## MATERIAL SHOWN
--- start ---

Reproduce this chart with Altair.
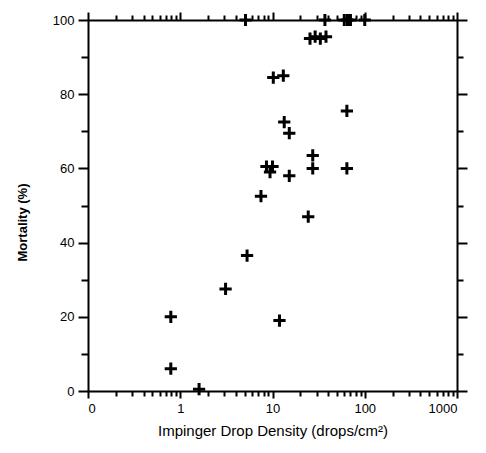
import altair as alt
import pandas as pd

# data
density = [0.79, 0.79, 1.6, 3.1, 5.3, 7.5, 8.6, 10.0, 9.4, 11.9, 15.2, 24.4,
           27.3, 27.3, 64, 13.4, 15.2, 64, 10.2, 13.1, 25.5, 29, 33, 38,
           5.1, 37, 60, 65, 70, 100]
mortality = [20, 6, 0.5, 27.5, 36.5, 52.5, 60.5, 60.5, 59, 19, 58, 47,
             63.5, 60, 60, 72.5, 69.5, 75.5, 84.5, 85, 95, 95.5, 95, 95.5,
             100, 100, 100, 100, 100, 100]

x_ticks = [m * 10 ** e for e in range(-1, 3) for m in range(1, 10)] + [1000]
y_ticks = list(range(0, 101, 10))

df = pd.DataFrame({"density": density, "mortality": mortality})

FONT = "Liberation Sans"
is_major_x = "abs(log(datum.value)/LN10 - round(log(datum.value)/LN10)) < 0.001"
is_major_y = "datum.value % 20 == 0"

xscale = alt.Scale(type="log", domain=[0.1, 1000], nice=False)
yscale = alt.Scale(domain=[0, 100], nice=False)

common = dict(domainColor="black", domainWidth=2, tickColor="black", tickWidth=2,
              grid=False, labelFont=FONT, titleFont=FONT, labelColor="black",
              titleColor="black", labelOverlap=False)

x_bottom = alt.Axis(
    orient="bottom", values=x_ticks,
    labelExpr="(" + is_major_x + ") ? (datum.value < 0.5 ? '0' : format(datum.value, 'd')) : ''",
    tickSize={"condition": {"test": is_major_x, "value": 7}, "value": 5},
    labelFontSize=13, labelPadding=4,
    title="Impinger Drop Density (drops/cm²)", titleFontSize=15,
    titleFontWeight="normal", titlePadding=8, **common)
y_left = alt.Axis(
    orient="left", values=y_ticks,
    labelExpr="datum.value % 20 == 0 ? datum.label : ''",
    tickSize={"condition": {"test": is_major_y, "value": 10}, "value": 7},
    labelFontSize=13, labelPadding=4,
    title="Mortality (%)", titleFontSize=13, titleFontWeight="bold",
    titleX=-66, titleY=202, titleBaseline="middle", **common)
x_top = alt.Axis(
    orient="top", values=x_ticks, labels=False, title=None,
    tickSize={"condition": {"test": is_major_x, "value": 8}, "value": 5}, **common)
y_right = alt.Axis(
    orient="right", values=y_ticks, labels=False, title=None,
    tickSize={"condition": {"test": is_major_y, "value": 10}, "value": 6}, **common)

cross = "M-1,0L1,0M0,-1L0,1"

pts = alt.Chart(df).mark_point(
    shape=cross, size=150, filled=False, stroke="black", strokeWidth=3, opacity=1
).encode(
    x=alt.X("density:Q", scale=xscale, axis=x_bottom),
    y=alt.Y("mortality:Q", scale=yscale, axis=y_left),
)

frame = alt.Chart(df).mark_point(opacity=0).encode(
    x=alt.X("density:Q", scale=xscale, axis=x_top),
    y=alt.Y("mortality:Q", scale=yscale, axis=y_right),
)

chart = alt.layer(pts, frame).resolve_axis(x="independent", y="independent").properties(
    width=369, height=371,
    autosize=alt.AutoSizeParams(type="none"),
    padding={"left": 80, "top": 12, "right": 21, "bottom": 62},
).configure_view(strokeWidth=0).configure(background="white")

chart.save("out.html", embed_options={"renderer": "svg", "actions": False})
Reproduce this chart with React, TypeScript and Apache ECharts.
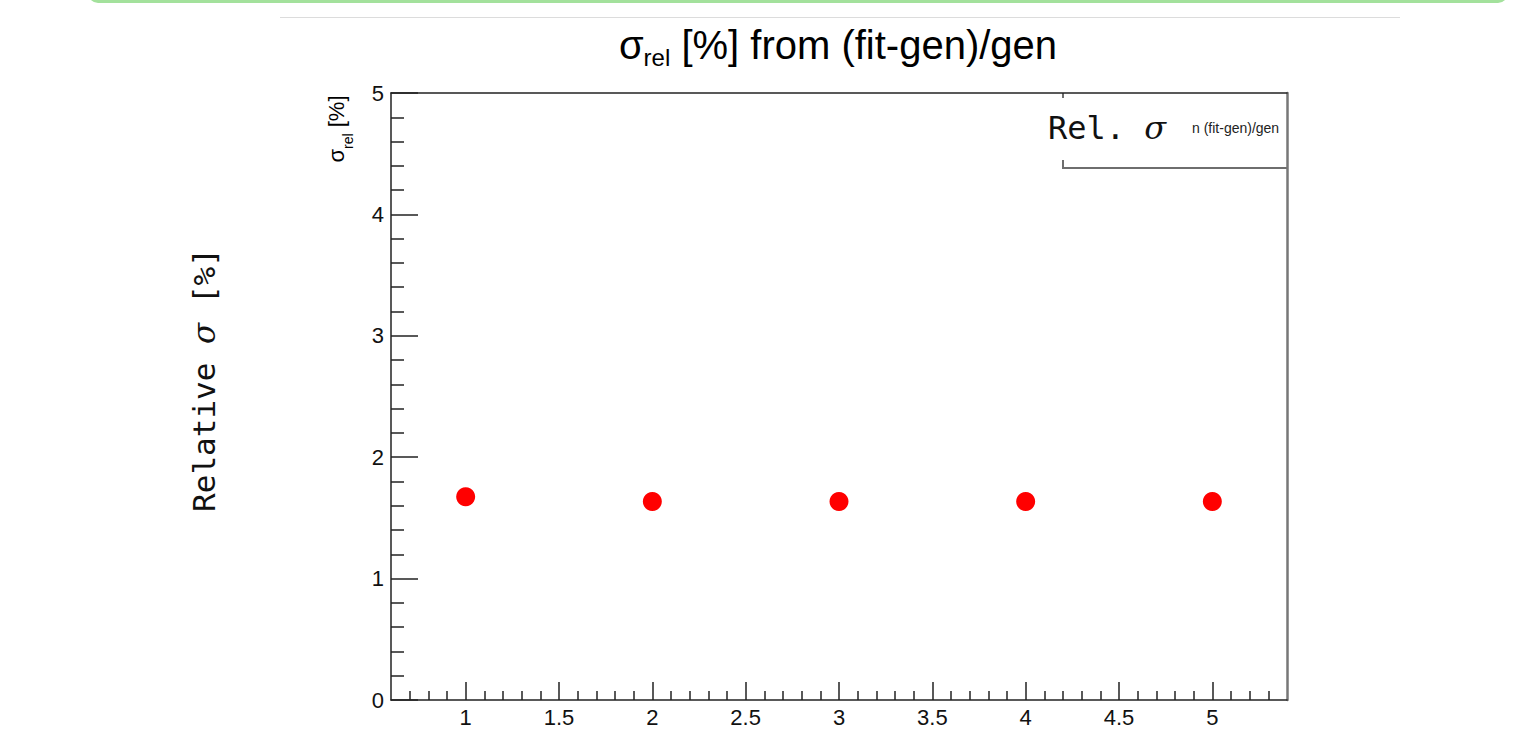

--- end ---

## WRITTEN EXERCISE
Reply with one number only: the count of lines in the entries that contain "Reproduce".

## FULL SOLUTION
2